* [JOB] Print, word for word, every line from the beginning of the listing up to and including the line with "return (pd.Timestamp(m +". Pictures are to be excluded.

--- begin RECORDED INFORMATION ---

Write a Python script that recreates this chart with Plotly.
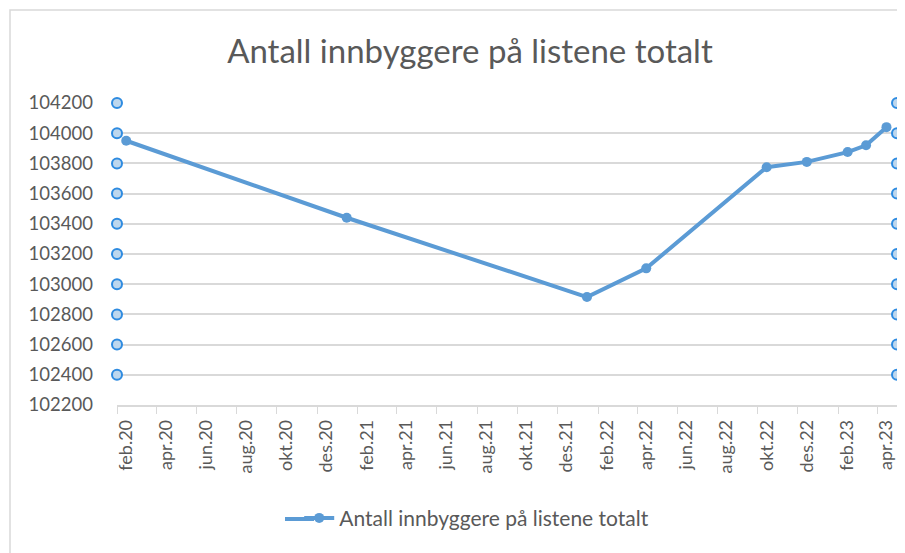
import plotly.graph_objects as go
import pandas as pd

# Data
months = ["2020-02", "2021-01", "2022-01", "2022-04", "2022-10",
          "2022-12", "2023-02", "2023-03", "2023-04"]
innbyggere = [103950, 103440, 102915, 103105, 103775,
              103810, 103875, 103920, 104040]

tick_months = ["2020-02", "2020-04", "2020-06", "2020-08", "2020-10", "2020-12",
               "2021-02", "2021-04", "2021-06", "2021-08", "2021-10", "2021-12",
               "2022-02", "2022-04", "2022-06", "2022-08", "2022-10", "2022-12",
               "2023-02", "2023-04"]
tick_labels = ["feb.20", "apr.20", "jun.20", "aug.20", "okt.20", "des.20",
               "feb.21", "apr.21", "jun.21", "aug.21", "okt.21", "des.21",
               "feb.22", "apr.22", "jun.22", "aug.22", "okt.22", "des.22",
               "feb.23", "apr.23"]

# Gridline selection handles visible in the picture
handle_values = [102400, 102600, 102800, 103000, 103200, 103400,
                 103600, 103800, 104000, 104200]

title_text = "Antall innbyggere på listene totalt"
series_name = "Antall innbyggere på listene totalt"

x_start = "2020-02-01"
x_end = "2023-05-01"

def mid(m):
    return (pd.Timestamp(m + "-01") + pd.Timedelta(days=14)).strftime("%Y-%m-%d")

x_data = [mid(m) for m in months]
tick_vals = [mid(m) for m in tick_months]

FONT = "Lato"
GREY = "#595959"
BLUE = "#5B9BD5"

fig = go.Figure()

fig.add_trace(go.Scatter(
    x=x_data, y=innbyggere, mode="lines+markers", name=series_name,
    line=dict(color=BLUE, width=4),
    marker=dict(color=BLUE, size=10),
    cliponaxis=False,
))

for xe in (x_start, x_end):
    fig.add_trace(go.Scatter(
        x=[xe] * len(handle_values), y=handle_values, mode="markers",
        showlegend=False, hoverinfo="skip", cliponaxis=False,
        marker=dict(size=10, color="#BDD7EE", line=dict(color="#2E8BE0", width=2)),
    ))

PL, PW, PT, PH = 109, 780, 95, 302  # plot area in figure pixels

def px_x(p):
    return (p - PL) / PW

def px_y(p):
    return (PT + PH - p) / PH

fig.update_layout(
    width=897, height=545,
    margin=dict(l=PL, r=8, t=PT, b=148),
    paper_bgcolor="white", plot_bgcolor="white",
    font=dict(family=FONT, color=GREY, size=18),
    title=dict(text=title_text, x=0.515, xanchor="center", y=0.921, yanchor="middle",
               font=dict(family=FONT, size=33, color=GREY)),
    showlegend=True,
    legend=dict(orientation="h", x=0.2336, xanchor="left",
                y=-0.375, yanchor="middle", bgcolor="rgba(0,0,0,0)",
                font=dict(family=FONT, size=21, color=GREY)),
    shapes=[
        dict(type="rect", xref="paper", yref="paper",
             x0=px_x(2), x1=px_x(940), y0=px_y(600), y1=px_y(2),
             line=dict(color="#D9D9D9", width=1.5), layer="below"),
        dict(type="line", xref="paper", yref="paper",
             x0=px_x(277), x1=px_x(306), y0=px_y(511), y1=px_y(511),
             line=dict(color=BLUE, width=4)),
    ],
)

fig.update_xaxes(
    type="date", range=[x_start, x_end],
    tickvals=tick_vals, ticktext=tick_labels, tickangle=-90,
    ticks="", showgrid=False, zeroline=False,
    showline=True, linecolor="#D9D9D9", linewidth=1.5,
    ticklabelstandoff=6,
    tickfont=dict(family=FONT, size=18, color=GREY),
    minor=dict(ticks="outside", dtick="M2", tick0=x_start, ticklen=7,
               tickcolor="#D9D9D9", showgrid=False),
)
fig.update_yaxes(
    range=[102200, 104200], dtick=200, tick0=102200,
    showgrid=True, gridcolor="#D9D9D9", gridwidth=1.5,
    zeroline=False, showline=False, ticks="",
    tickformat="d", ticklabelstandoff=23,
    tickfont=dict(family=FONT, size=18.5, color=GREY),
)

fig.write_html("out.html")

--- end RECORDED INFORMATION ---

* [FINISHED EXERCISE]
Write a Python script that recreates this chart with Plotly.
import plotly.graph_objects as go
import pandas as pd

# Data
months = ["2020-02", "2021-01", "2022-01", "2022-04", "2022-10",
          "2022-12", "2023-02", "2023-03", "2023-04"]
innbyggere = [103950, 103440, 102915, 103105, 103775,
              103810, 103875, 103920, 104040]

tick_months = ["2020-02", "2020-04", "2020-06", "2020-08", "2020-10", "2020-12",
               "2021-02", "2021-04", "2021-06", "2021-08", "2021-10", "2021-12",
               "2022-02", "2022-04", "2022-06", "2022-08", "2022-10", "2022-12",
               "2023-02", "2023-04"]
tick_labels = ["feb.20", "apr.20", "jun.20", "aug.20", "okt.20", "des.20",
               "feb.21", "apr.21", "jun.21", "aug.21", "okt.21", "des.21",
               "feb.22", "apr.22", "jun.22", "aug.22", "okt.22", "des.22",
               "feb.23", "apr.23"]

# Gridline selection handles visible in the picture
handle_values = [102400, 102600, 102800, 103000, 103200, 103400,
                 103600, 103800, 104000, 104200]

title_text = "Antall innbyggere på listene totalt"
series_name = "Antall innbyggere på listene totalt"

x_start = "2020-02-01"
x_end = "2023-05-01"

def mid(m):
    return (pd.Timestamp(m + "-01") + pd.Timedelta(days=14)).strftime("%Y-%m-%d")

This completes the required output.